Giunsero nel piccolo lager di Malchow, dove al di là del filo spinato si vedevano “il prato, gli alberi, la primavera. Quella primavera che nasceva anche lì, e che ci faceva gioire di avere ancora la vista, che ci permetteva di godere di quel verde tenero e di pensare che la natura aveva fatto comunque il suo corso, indipendentemente dalla guerra, dalle città distrutte, dalla cattiveria degli uomini. C’era l’erba, fiorivano i germogli sui rami”.

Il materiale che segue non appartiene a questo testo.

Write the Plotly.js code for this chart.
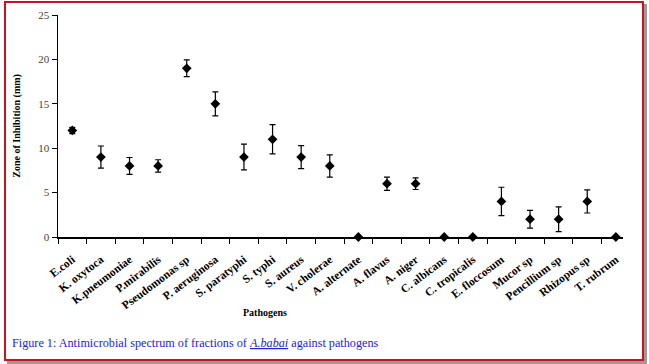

In tutto quel tempo Liliana come le sue compagne, si era abituata “all’orrore, ai lutti, alle perdite, alle malattie non curate, alla tristezza che non interessava a nessuno”.
Erano mesi che non mangiavano niente: “eravamo annullate, soggetti senza volontà, senza più senso, ma ci rimettemmo “in cammino”, (…) toccavamo le foglie, (…) ne strappai una da un ramo e me la misi in bocca. Non era facile trovare ancora la forza di camminare per non morire (...) Era il primo maggio, mi camminava vicino il comandante dell’ultimo campo (…) era un uomo alto, elegante. Buttò via la divisa. Si mise in mutande (…) buttò a terra anche la pistola. Ed io pensai (…) adesso raccolgo la pistola e gli sparo. Perché mi sembrava un giusto finale di quel periodo incredibile di cui ero stata testimone, io, viva ancora quel giorno. Fu un attimo, un attimo importantissimo decisivo nella mia vita (…) per nessun motivo al mondo avrei potuto uccidere qualcuno. Capii che io non ero come il mio assassino.Non ho raccolto quella pistola (…) e sono diventata quella donna libera e quella donna di pace che sono anche adesso”.


Liliana Segre, Ho scelto la vita. La mia ultima testimonianza pubblica sulla Shoah, allegato del Corriere della Sera, Milano, RCS media group, 2020.